> **Goal of the exercise**
Each line below must be set down exactly; omit any image you find.

> **Raw data**
----
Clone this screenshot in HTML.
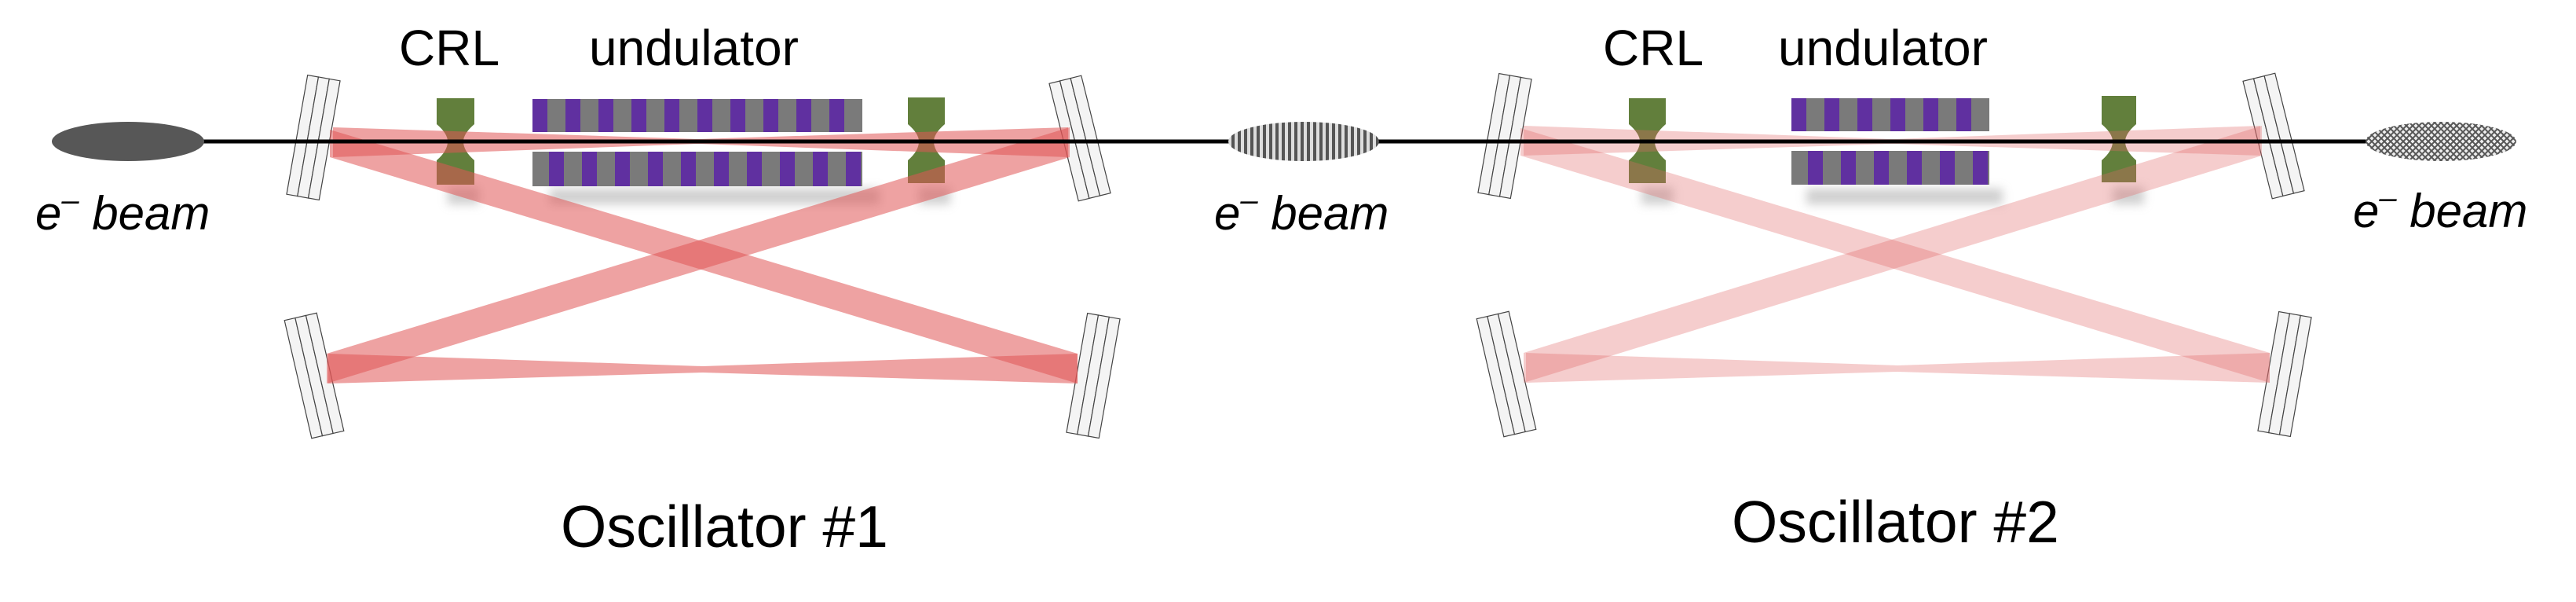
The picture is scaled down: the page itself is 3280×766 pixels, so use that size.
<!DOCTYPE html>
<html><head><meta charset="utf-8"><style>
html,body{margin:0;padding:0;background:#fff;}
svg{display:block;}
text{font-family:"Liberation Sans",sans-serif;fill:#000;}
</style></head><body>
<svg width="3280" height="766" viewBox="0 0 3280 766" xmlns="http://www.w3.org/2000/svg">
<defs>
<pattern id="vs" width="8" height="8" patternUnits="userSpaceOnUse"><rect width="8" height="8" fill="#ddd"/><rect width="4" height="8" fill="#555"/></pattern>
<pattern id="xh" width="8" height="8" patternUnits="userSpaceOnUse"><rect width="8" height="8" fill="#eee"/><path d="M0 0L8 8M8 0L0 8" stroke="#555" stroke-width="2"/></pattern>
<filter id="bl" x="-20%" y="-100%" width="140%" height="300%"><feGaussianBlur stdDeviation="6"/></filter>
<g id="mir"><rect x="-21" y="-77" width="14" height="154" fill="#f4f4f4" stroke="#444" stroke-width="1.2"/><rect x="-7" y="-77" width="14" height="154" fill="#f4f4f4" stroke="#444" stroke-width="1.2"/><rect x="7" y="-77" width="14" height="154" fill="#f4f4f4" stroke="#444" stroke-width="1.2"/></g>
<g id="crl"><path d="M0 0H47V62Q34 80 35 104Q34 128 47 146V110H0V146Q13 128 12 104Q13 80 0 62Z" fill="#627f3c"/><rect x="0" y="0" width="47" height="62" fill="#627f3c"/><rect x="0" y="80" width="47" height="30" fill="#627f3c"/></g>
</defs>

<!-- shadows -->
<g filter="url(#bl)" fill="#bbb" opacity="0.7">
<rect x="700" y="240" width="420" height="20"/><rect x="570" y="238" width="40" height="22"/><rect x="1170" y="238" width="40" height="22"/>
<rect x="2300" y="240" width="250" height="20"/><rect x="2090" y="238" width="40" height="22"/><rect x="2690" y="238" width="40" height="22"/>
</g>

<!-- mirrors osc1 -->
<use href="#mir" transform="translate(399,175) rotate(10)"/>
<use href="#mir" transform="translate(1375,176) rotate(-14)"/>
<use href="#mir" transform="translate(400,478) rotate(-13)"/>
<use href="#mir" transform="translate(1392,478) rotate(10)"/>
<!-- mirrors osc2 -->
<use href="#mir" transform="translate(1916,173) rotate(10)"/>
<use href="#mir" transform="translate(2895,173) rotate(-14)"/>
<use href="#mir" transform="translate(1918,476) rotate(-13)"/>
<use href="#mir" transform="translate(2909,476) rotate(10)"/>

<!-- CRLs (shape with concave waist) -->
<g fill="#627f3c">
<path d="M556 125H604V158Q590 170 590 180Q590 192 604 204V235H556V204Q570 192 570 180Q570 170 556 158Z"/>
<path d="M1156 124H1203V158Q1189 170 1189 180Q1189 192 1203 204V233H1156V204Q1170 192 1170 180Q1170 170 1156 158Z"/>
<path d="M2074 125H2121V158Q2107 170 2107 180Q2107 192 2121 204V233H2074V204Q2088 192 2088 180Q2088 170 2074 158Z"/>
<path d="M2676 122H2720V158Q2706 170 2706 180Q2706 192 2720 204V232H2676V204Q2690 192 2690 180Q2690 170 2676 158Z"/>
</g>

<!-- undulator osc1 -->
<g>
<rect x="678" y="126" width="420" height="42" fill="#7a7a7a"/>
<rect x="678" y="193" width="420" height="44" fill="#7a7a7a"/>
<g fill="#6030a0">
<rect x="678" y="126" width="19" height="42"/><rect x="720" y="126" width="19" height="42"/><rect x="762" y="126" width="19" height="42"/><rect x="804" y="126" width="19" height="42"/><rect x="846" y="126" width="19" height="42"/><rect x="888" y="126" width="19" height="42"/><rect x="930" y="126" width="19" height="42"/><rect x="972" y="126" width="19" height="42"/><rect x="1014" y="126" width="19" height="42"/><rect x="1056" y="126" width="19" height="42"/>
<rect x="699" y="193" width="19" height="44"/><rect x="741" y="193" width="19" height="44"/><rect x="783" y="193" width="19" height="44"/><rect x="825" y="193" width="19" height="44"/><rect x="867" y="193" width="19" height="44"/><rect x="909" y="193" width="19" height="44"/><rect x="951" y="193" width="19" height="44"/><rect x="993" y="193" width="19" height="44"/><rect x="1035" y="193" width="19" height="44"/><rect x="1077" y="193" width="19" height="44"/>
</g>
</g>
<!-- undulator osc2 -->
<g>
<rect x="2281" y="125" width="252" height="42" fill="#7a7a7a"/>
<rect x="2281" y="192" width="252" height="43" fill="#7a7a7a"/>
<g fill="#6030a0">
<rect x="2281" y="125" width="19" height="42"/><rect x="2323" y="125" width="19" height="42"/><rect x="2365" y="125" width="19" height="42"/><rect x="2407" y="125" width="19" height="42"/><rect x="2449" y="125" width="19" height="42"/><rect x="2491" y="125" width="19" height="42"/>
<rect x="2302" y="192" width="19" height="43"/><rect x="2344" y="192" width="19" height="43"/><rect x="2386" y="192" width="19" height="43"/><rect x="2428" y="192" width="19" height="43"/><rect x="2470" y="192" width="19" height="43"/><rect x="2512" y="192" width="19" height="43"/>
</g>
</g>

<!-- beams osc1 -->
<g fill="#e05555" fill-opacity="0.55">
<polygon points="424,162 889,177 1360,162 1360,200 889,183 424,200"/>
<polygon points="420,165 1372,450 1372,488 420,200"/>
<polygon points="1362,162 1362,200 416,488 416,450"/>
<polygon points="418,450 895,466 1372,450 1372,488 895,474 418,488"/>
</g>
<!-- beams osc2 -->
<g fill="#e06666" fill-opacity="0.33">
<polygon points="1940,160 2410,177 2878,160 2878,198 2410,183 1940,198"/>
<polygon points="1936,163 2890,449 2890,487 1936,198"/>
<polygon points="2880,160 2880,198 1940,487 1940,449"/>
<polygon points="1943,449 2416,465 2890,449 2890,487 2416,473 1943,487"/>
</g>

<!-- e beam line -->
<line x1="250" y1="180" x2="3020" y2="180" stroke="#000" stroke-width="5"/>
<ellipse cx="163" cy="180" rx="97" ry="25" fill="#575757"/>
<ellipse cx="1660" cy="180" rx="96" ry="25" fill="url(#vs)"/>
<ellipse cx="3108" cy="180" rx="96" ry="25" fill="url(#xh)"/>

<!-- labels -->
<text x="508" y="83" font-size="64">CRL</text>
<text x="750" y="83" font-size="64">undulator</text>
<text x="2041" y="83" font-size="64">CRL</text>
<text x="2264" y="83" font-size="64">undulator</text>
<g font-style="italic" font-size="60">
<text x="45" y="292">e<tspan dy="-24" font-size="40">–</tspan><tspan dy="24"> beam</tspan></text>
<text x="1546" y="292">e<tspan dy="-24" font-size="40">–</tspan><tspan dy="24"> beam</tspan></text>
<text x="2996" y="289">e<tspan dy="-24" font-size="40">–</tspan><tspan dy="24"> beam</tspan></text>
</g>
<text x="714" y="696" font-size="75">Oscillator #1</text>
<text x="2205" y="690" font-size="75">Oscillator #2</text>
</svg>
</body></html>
----
> **Exercise response**
Clone this screenshot in HTML.
The picture is scaled down: the page itself is 3280×766 pixels, so use that size.
<!DOCTYPE html>
<html><head><meta charset="utf-8"><style>
html,body{margin:0;padding:0;background:#fff;}
svg{display:block;}
text{font-family:"Liberation Sans",sans-serif;fill:#000;}
</style></head><body>
<svg width="3280" height="766" viewBox="0 0 3280 766" xmlns="http://www.w3.org/2000/svg">
<defs>
<pattern id="vs" width="8" height="8" patternUnits="userSpaceOnUse"><rect width="8" height="8" fill="#ddd"/><rect width="4" height="8" fill="#555"/></pattern>
<pattern id="xh" width="8" height="8" patternUnits="userSpaceOnUse"><rect width="8" height="8" fill="#eee"/><path d="M0 0L8 8M8 0L0 8" stroke="#555" stroke-width="2"/></pattern>
<filter id="bl" x="-20%" y="-100%" width="140%" height="300%"><feGaussianBlur stdDeviation="6"/></filter>
<g id="mir"><rect x="-21" y="-77" width="14" height="154" fill="#f4f4f4" stroke="#444" stroke-width="1.2"/><rect x="-7" y="-77" width="14" height="154" fill="#f4f4f4" stroke="#444" stroke-width="1.2"/><rect x="7" y="-77" width="14" height="154" fill="#f4f4f4" stroke="#444" stroke-width="1.2"/></g>
<g id="crl"><path d="M0 0H47V62Q34 80 35 104Q34 128 47 146V110H0V146Q13 128 12 104Q13 80 0 62Z" fill="#627f3c"/><rect x="0" y="0" width="47" height="62" fill="#627f3c"/><rect x="0" y="80" width="47" height="30" fill="#627f3c"/></g>
</defs>

<!-- shadows -->
<g filter="url(#bl)" fill="#bbb" opacity="0.7">
<rect x="700" y="240" width="420" height="20"/><rect x="570" y="238" width="40" height="22"/><rect x="1170" y="238" width="40" height="22"/>
<rect x="2300" y="240" width="250" height="20"/><rect x="2090" y="238" width="40" height="22"/><rect x="2690" y="238" width="40" height="22"/>
</g>

<!-- mirrors osc1 -->
<use href="#mir" transform="translate(399,175) rotate(10)"/>
<use href="#mir" transform="translate(1375,176) rotate(-14)"/>
<use href="#mir" transform="translate(400,478) rotate(-13)"/>
<use href="#mir" transform="translate(1392,478) rotate(10)"/>
<!-- mirrors osc2 -->
<use href="#mir" transform="translate(1916,173) rotate(10)"/>
<use href="#mir" transform="translate(2895,173) rotate(-14)"/>
<use href="#mir" transform="translate(1918,476) rotate(-13)"/>
<use href="#mir" transform="translate(2909,476) rotate(10)"/>

<!-- CRLs (shape with concave waist) -->
<g fill="#627f3c">
<path d="M556 125H604V158Q590 170 590 180Q590 192 604 204V235H556V204Q570 192 570 180Q570 170 556 158Z"/>
<path d="M1156 124H1203V158Q1189 170 1189 180Q1189 192 1203 204V233H1156V204Q1170 192 1170 180Q1170 170 1156 158Z"/>
<path d="M2074 125H2121V158Q2107 170 2107 180Q2107 192 2121 204V233H2074V204Q2088 192 2088 180Q2088 170 2074 158Z"/>
<path d="M2676 122H2720V158Q2706 170 2706 180Q2706 192 2720 204V232H2676V204Q2690 192 2690 180Q2690 170 2676 158Z"/>
</g>

<!-- undulator osc1 -->
<g>
<rect x="678" y="126" width="420" height="42" fill="#7a7a7a"/>
<rect x="678" y="193" width="420" height="44" fill="#7a7a7a"/>
<g fill="#6030a0">
<rect x="678" y="126" width="19" height="42"/><rect x="720" y="126" width="19" height="42"/><rect x="762" y="126" width="19" height="42"/><rect x="804" y="126" width="19" height="42"/><rect x="846" y="126" width="19" height="42"/><rect x="888" y="126" width="19" height="42"/><rect x="930" y="126" width="19" height="42"/><rect x="972" y="126" width="19" height="42"/><rect x="1014" y="126" width="19" height="42"/><rect x="1056" y="126" width="19" height="42"/>
<rect x="699" y="193" width="19" height="44"/><rect x="741" y="193" width="19" height="44"/><rect x="783" y="193" width="19" height="44"/><rect x="825" y="193" width="19" height="44"/><rect x="867" y="193" width="19" height="44"/><rect x="909" y="193" width="19" height="44"/><rect x="951" y="193" width="19" height="44"/><rect x="993" y="193" width="19" height="44"/><rect x="1035" y="193" width="19" height="44"/><rect x="1077" y="193" width="19" height="44"/>
</g>
</g>
<!-- undulator osc2 -->
<g>
<rect x="2281" y="125" width="252" height="42" fill="#7a7a7a"/>
<rect x="2281" y="192" width="252" height="43" fill="#7a7a7a"/>
<g fill="#6030a0">
<rect x="2281" y="125" width="19" height="42"/><rect x="2323" y="125" width="19" height="42"/><rect x="2365" y="125" width="19" height="42"/><rect x="2407" y="125" width="19" height="42"/><rect x="2449" y="125" width="19" height="42"/><rect x="2491" y="125" width="19" height="42"/>
<rect x="2302" y="192" width="19" height="43"/><rect x="2344" y="192" width="19" height="43"/><rect x="2386" y="192" width="19" height="43"/><rect x="2428" y="192" width="19" height="43"/><rect x="2470" y="192" width="19" height="43"/><rect x="2512" y="192" width="19" height="43"/>
</g>
</g>

<!-- beams osc1 -->
<g fill="#e05555" fill-opacity="0.55">
<polygon points="424,162 889,177 1360,162 1360,200 889,183 424,200"/>
<polygon points="420,165 1372,450 1372,488 420,200"/>
<polygon points="1362,162 1362,200 416,488 416,450"/>
<polygon points="418,450 895,466 1372,450 1372,488 895,474 418,488"/>
</g>
<!-- beams osc2 -->
<g fill="#e06666" fill-opacity="0.33">
<polygon points="1940,160 2410,177 2878,160 2878,198 2410,183 1940,198"/>
<polygon points="1936,163 2890,449 2890,487 1936,198"/>
<polygon points="2880,160 2880,198 1940,487 1940,449"/>
<polygon points="1943,449 2416,465 2890,449 2890,487 2416,473 1943,487"/>
</g>

<!-- e beam line -->
<line x1="250" y1="180" x2="3020" y2="180" stroke="#000" stroke-width="5"/>
<ellipse cx="163" cy="180" rx="97" ry="25" fill="#575757"/>
<ellipse cx="1660" cy="180" rx="96" ry="25" fill="url(#vs)"/>
<ellipse cx="3108" cy="180" rx="96" ry="25" fill="url(#xh)"/>

<!-- labels -->
<text x="508" y="83" font-size="64">CRL</text>
<text x="750" y="83" font-size="64">undulator</text>
<text x="2041" y="83" font-size="64">CRL</text>
<text x="2264" y="83" font-size="64">undulator</text>
<g font-style="italic" font-size="60">
<text x="45" y="292">e<tspan dy="-24" font-size="40">–</tspan><tspan dy="24"> beam</tspan></text>
<text x="1546" y="292">e<tspan dy="-24" font-size="40">–</tspan><tspan dy="24"> beam</tspan></text>
<text x="2996" y="289">e<tspan dy="-24" font-size="40">–</tspan><tspan dy="24"> beam</tspan></text>
</g>
<text x="714" y="696" font-size="75">Oscillator #1</text>
<text x="2205" y="690" font-size="75">Oscillator #2</text>
</svg>
</body></html>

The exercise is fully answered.